= Losee v. Clute =

American legal case

Losee v. Clute, 51 N. Y. 494 (1873), was a seminal case in American tort law. Losee involved a third party injured by an exploding boiler who was found to have no claim against the manufacturer of the boiler; this case closely followed Loop v. Litchfield.

==Background==

Defendant Clute manufactured a boiler, knowing at the time that the purchaser was to use it adjacent to dwelling houses and stores. The purchaser tested the boiler to its satisfaction and accepted it. After three months of use—during which time defendants had nothing whatever to do with the boiler, and had no care or management of it—the boiler exploded and damaged the adjacent property.

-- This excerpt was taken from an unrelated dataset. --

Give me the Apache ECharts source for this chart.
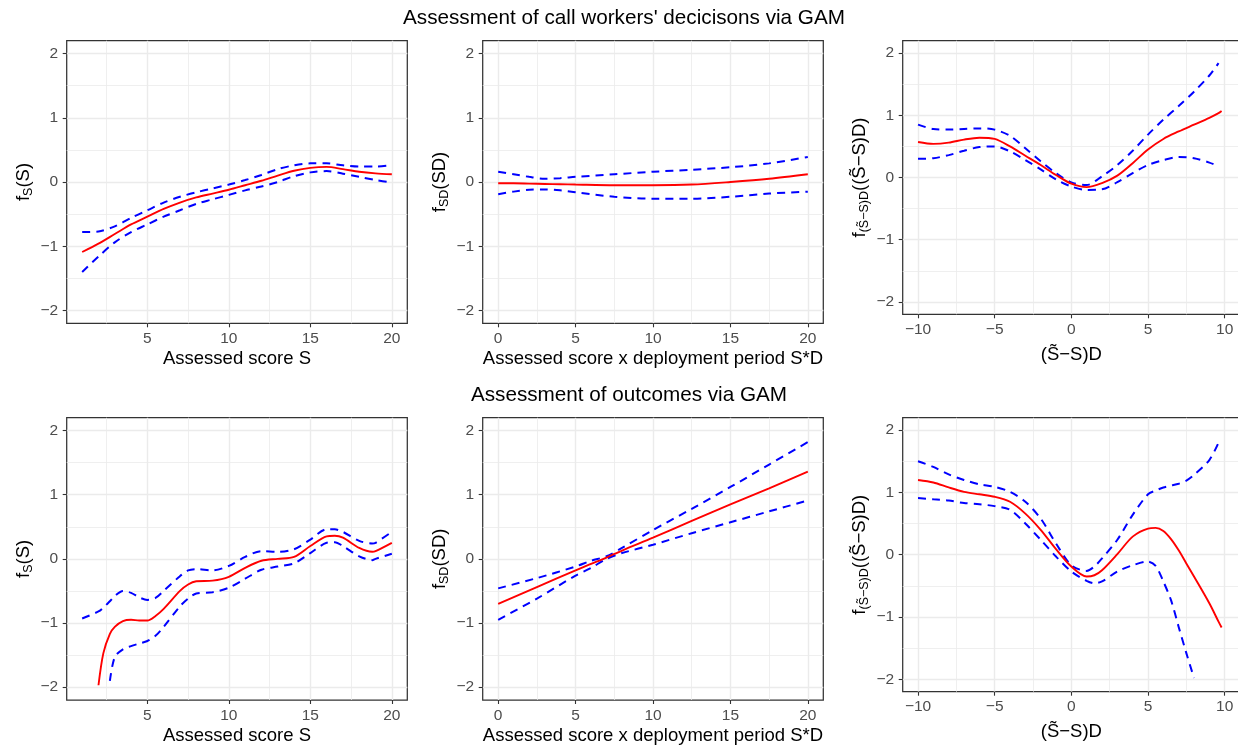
<!DOCTYPE html>
<html>
<head>
<meta charset="utf-8">
<script src="https://cdn.jsdelivr.net/npm/echarts@6/dist/echarts.min.js"></script>
<style>
  html, body { margin: 0; padding: 0; background: #ffffff; }
  #chart { width: 1238px; height: 749px; }
</style>
</head>
<body>
<div id="chart"></div>
<script>
// ---- Row titles ----
const titleTop = "Assessment of call workers' decicisons via GAM";
const titleBottom = 'Assessment of outcomes via GAM';

// ---- Axis titles ----
const xNameS = 'Assessed score S';
const xNameSD = 'Assessed score x deployment period S*D';
const xNameDiff = '(S\u0303\u2212S)D';
const yNameS = '{m|f}{s|S}{m|(S)}';
const yNameSD = '{m|f}{s|SD}{m|(SD)}';
const yNameDiff = '{m|f}{s|(S\u0303\u2212S)D}{m|((S\u0303\u2212S)D)}';

// ---- Tick positions ----
const yTicks = [-2, -1, 0, 1, 2];
const yMinor = [-1.5, -0.5, 0.5, 1.5];
const xTicksS = [5, 10, 15, 20];
const xMinorS = [2.5, 7.5, 12.5, 17.5];
const xTicksSD = [0, 5, 10, 15, 20];
const xMinorSD = [2.5, 7.5, 12.5, 17.5];
const xTicksDiff = [-10, -5, 0, 5, 10];
const xMinorDiff = [-7.5, -2.5, 2.5, 7.5];

// ---- Decisions: smooth of S ----
const decS_x     = [1, 2, 3, 4, 5, 6, 7, 8, 9, 10, 11, 12, 13, 14, 15, 16, 17, 18, 19, 20];
const decS_fit   = [-1.09, -0.96, -0.81, -0.66, -0.54, -0.42, -0.32, -0.24, -0.18, -0.12, -0.05, 0.02, 0.10, 0.175, 0.22, 0.235, 0.20, 0.16, 0.135, 0.12];
const decS_upper = [-0.78, -0.77, -0.69, -0.56, -0.44, -0.32, -0.23, -0.16, -0.10, -0.04, 0.03, 0.11, 0.20, 0.26, 0.29, 0.29, 0.26, 0.24, 0.24, 0.26];
const decS_lower = [-1.40, -1.16, -0.94, -0.78, -0.66, -0.54, -0.44, -0.34, -0.27, -0.20, -0.13, -0.07, 0.00, 0.09, 0.15, 0.17, 0.13, 0.08, 0.03, -0.01];

// ---- Decisions: smooth of S*D ----
const decSD_x     = [0, 1, 2, 3, 4, 5, 7.5, 10, 12.5, 15, 17.5, 20];
const decSD_fit   = [-0.02, -0.02, -0.025, -0.03, -0.035, -0.04, -0.05, -0.05, -0.04, 0.0, 0.05, 0.12];
const decSD_upper = [0.16, 0.12, 0.08, 0.05, 0.06, 0.08, 0.12, 0.16, 0.19, 0.23, 0.29, 0.39];
const decSD_lower = [-0.19, -0.15, -0.12, -0.115, -0.13, -0.16, -0.23, -0.26, -0.26, -0.23, -0.18, -0.15];

// ---- Decisions: smooth of (S~ - S)D ----
const decDiff_x     = [-10, -9, -8, -7, -6, -5, -4, -3, -2, -1, 0, 1, 2, 3, 4, 5, 6, 7, 8, 9, 9.6, 9.8];
const decDiff_fit   = [0.57, 0.54, 0.56, 0.61, 0.64, 0.62, 0.50, 0.35, 0.20, 0.04, -0.10, -0.155, -0.09, 0.03, 0.23, 0.45, 0.62, 0.74, 0.85, 0.96, 1.035, 1.07];
const decDiff_upper = [0.85, 0.78, 0.77, 0.78, 0.79, 0.77, 0.67, 0.47, 0.26, 0.07, -0.08, -0.12, 0.02, 0.20, 0.43, 0.69, 0.93, 1.15, 1.38, 1.64, 1.84, null];
const decDiff_lower = [0.30, 0.31, 0.36, 0.43, 0.49, 0.50, 0.42, 0.28, 0.13, -0.03, -0.145, -0.20, -0.19, -0.075, 0.07, 0.20, 0.28, 0.33, 0.31, 0.24, 0.18, null];

// ---- Outcomes: smooth of S ----
const outS_x     = [1, 2, 2.3, 2.7, 3, 3.5, 4, 4.5, 5, 5.5, 6, 7, 7.5, 8, 9, 10, 11, 12, 13, 14, 15, 16, 16.5, 17, 18, 18.8, 19, 20];
const outS_fit   = [null, -1.97, -1.47, -1.17, -1.06, -0.97, -0.95, -0.96, -0.96, -0.89, -0.78, -0.50, -0.40, -0.35, -0.34, -0.28, -0.14, -0.03, 0.0, 0.03, 0.20, 0.35, 0.36, 0.33, 0.17, 0.11, 0.12, 0.25];
const outS_upper = [-0.93, -0.82, -0.76, -0.66, -0.58, -0.50, -0.53, -0.60, -0.64, -0.61, -0.50, -0.27, -0.18, -0.16, -0.18, -0.11, 0.03, 0.12, 0.11, 0.15, 0.30, 0.46, 0.46, 0.42, 0.28, 0.24, 0.25, 0.42];
const outS_lower = [null, null, null, -1.90, -1.53, -1.41, -1.36, -1.32, -1.28, -1.20, -1.06, -0.74, -0.62, -0.54, -0.52, -0.45, -0.31, -0.17, -0.12, -0.07, 0.09, 0.25, 0.26, 0.20, 0.04, -0.02, 0.0, 0.08];

// ---- Outcomes: smooth of S*D ----
const outSD_x     = [0, 2.5, 5, 6, 7, 8, 10, 12.5, 15, 17.5, 20];
const outSD_fit   = [-0.70, -0.44, -0.18, -0.08, 0.02, 0.13, 0.33, 0.59, 0.85, 1.10, 1.36];
const outSD_upper = [-0.46, -0.30, -0.12, -0.03, 0.04, 0.17, 0.45, 0.78, 1.12, 1.47, 1.82];
const outSD_lower = [-0.95, -0.62, -0.26, -0.14, 0.0, 0.09, 0.22, 0.40, 0.57, 0.74, 0.91];

// ---- Outcomes: smooth of (S~ - S)D ----
const outDiff_x     = [-10, -9, -8, -7, -6, -5, -4, -3, -2, -1, 0, 1, 1.5, 2, 3, 4, 5, 5.5, 6, 6.5, 7, 7.5, 8, 9, 9.6, 9.8];
const outDiff_fit   = [1.20, 1.16, 1.08, 1.01, 0.97, 0.93, 0.85, 0.66, 0.40, 0.09, -0.19, -0.35, -0.33, -0.25, 0.01, 0.29, 0.42, 0.43, 0.38, 0.25, 0.07, -0.14, -0.35, -0.78, -1.075, -1.17];
const outDiff_upper = [1.50, 1.41, 1.29, 1.20, 1.13, 1.09, 1.01, 0.85, 0.58, 0.18, -0.17, -0.26, -0.19, -0.06, 0.24, 0.64, 0.97, 1.03, 1.08, 1.11, 1.14, 1.19, 1.28, 1.52, 1.80, null];
const outDiff_lower = [0.91, 0.89, 0.87, 0.83, 0.81, 0.78, 0.72, 0.50, 0.24, -0.03, -0.27, -0.42, -0.46, -0.43, -0.27, -0.17, -0.11, -0.18, -0.43, -0.73, -1.16, -1.58, -1.98, null, null, null];

// ---- Styling ----
const FONT = '"Liberation Sans", Arial, Helvetica, sans-serif';
const TICK_COLOR = '#4D4D4D';
const BORDER = '#333333';
const GRID_COLOR = '#EBEBEB';
const FIT_COLOR = '#FF0000';
const BAND_COLOR = '#0000FF';

// Panel layout (pixels) and per-panel scales
const panels = [
  { rect: [66.7, 40.7, 340.6, 282.6], xr: [0.05, 20.95], xt: xTicksS, xm: xMinorS, xn: xNameS, xg: 26.5, yn: yNameS,
    x: decS_x, fit: decS_fit, up: decS_upper, lo: decS_lower },
  { rect: [482.7, 40.7, 340.6, 282.6], xr: [-1, 21], xt: xTicksSD, xm: xMinorSD, xn: xNameSD, xg: 26.5, yn: yNameSD,
    x: decSD_x, fit: decSD_fit, up: decSD_upper, lo: decSD_lower },
  { rect: [902.7, 40.7, 337.3, 273.6], xr: [-11, 11], xt: xTicksDiff, xm: xMinorDiff, xn: xNameDiff, xg: 31, yn: yNameDiff,
    x: decDiff_x, fit: decDiff_fit, up: decDiff_upper, lo: decDiff_lower },
  { rect: [66.7, 417.7, 340.6, 282.3], xr: [0.05, 20.95], xt: xTicksS, xm: xMinorS, xn: xNameS, xg: 26.5, yn: yNameS,
    x: outS_x, fit: outS_fit, up: outS_upper, lo: outS_lower },
  { rect: [482.7, 417.7, 340.6, 282.3], xr: [-1, 21], xt: xTicksSD, xm: xMinorSD, xn: xNameSD, xg: 26.5, yn: yNameSD,
    x: outSD_x, fit: outSD_fit, up: outSD_upper, lo: outSD_lower },
  { rect: [902.7, 417.7, 337.3, 274.0], xr: [-11, 11], xt: xTicksDiff, xm: xMinorDiff, xn: xNameDiff, xg: 31, yn: yNameDiff,
    x: outDiff_x, fit: outDiff_fit, up: outDiff_upper, lo: outDiff_lower }
];

const minusFmt = v => String(v).replace('-', '\u2212');

const grids = [], xAxes = [], yAxes = [], series = [];

panels.forEach((p, i) => {
  grids.push({
    left: p.rect[0], top: p.rect[1], width: p.rect[2], height: p.rect[3],
    show: true, borderColor: BORDER, borderWidth: 1.25, backgroundColor: 'transparent',
    containLabel: false, outerBoundsMode: 'none'
  });

  // major x axis: ticks, labels, major grid lines, title
  xAxes.push({
    type: 'value', gridIndex: i, position: 'bottom', min: p.xr[0], max: p.xr[1],
    axisLine: { show: false, onZero: false },
    axisTick: { show: true, inside: false, length: 4, lineStyle: { color: BORDER, width: 1.1 }, customValues: p.xt },
    axisLabel: { customValues: p.xt, formatter: minusFmt, color: TICK_COLOR, fontSize: 15.5, fontFamily: FONT, margin: 7.5 },
    splitLine: { show: true, lineStyle: { color: GRID_COLOR, width: 1.4 } },
    name: p.xn, nameLocation: 'middle', nameGap: p.xg, nameMoveOverlap: false,
    nameTextStyle: { color: '#000000', fontSize: 18.5, fontFamily: FONT }
  });
  // minor x grid lines
  xAxes.push({
    type: 'value', gridIndex: i, position: 'top', min: p.xr[0], max: p.xr[1],
    axisLine: { show: false, onZero: false },
    axisTick: { show: false, customValues: p.xm },
    axisLabel: { show: false, customValues: p.xm },
    splitLine: { show: true, lineStyle: { color: GRID_COLOR, width: 0.8 } }
  });

  // major y axis
  yAxes.push({
    type: 'value', gridIndex: i, position: 'left', min: -2.2, max: 2.2,
    axisLine: { show: false, onZero: false },
    axisTick: { show: true, inside: false, length: 4, lineStyle: { color: BORDER, width: 1.1 }, customValues: yTicks },
    axisLabel: { customValues: yTicks, formatter: minusFmt, color: TICK_COLOR, fontSize: 15.5, fontFamily: FONT, margin: 8.5 },
    splitLine: { show: true, lineStyle: { color: GRID_COLOR, width: 1.4 } },
    name: p.yn, nameLocation: 'middle', nameGap: 32, nameMoveOverlap: false,
    nameTextStyle: {
      color: '#000000', fontFamily: FONT,
      rich: {
        m: { fontSize: 18.5, lineHeight: 22, fontFamily: FONT, color: '#000000' },
        s: { fontSize: 12.5, lineHeight: 14, verticalAlign: 'bottom', fontFamily: FONT, color: '#000000' }
      }
    }
  });
  // minor y grid lines
  yAxes.push({
    type: 'value', gridIndex: i, position: 'right', min: -2.2, max: 2.2,
    axisLine: { show: false, onZero: false },
    axisTick: { show: false, customValues: yMinor },
    axisLabel: { show: false, customValues: yMinor },
    splitLine: { show: true, lineStyle: { color: GRID_COLOR, width: 0.8 } }
  });

  const toPairs = ys => p.x.map((x, k) => [x, ys[k]]);
  const base = { type: 'line', xAxisIndex: 2 * i, yAxisIndex: 2 * i, showSymbol: false, symbol: 'none',
                 smooth: 0.3, clip: true, silent: true };
  series.push(Object.assign({}, base, { name: 'upper', data: toPairs(p.up),
    lineStyle: { color: BAND_COLOR, width: 2, type: [8, 6] } }));
  series.push(Object.assign({}, base, { name: 'lower', data: toPairs(p.lo),
    lineStyle: { color: BAND_COLOR, width: 2, type: [8, 6] } }));
  series.push(Object.assign({}, base, { name: 'fit', data: toPairs(p.fit),
    lineStyle: { color: FIT_COLOR, width: 1.9 } }));
});

const chart = echarts.init(document.getElementById('chart'), null, { renderer: 'canvas' });
chart.setOption({
  animation: false,
  backgroundColor: '#ffffff',
  grid: grids,
  xAxis: xAxes,
  yAxis: yAxes,
  series: series,
  graphic: [
    { type: 'text', x: 624, y: 18.5, silent: true,
      style: { text: titleTop, font: '20.7px ' + FONT, fill: '#000000', textAlign: 'center', textVerticalAlign: 'middle' } },
    { type: 'text', x: 629, y: 395.5, silent: true,
      style: { text: titleBottom, font: '20.7px ' + FONT, fill: '#000000', textAlign: 'center', textVerticalAlign: 'middle' } }
  ]
});
</script>
</body>
</html>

The injured plaintiffs alleged that the boiler had been negligently manufactured, and sued on the theory that this breached a duty.

==Procedural history==
Appeal from the judgment of the General Term of the Supreme Court in the fourth judicial district. The appeal affirmed the judgment entered upon an order dismissing the plaintiff's complaint on the trial. The case is now in the Commission of Appeals of New York (treated equally with Court of Appeals)

==Held==

In the opinion of the court it was said:

"When the boiler was accepted, they [the defendants] ceased to have any further control over it or its management, and all responsibility for what was subsequently done with it devolved upon the company and those having charge of it."
It was declared that the case came within the principle that "at the most an architect or builder of a work is answerable only to his employes for any want of care or skill in the execution thereof, and he is not liable for accidents or injuries which may occur after the execution of the contract," and that the defendants owed to the plaintiff no duty whatever at the time of the explosion "either growing out of contract or imposed by law."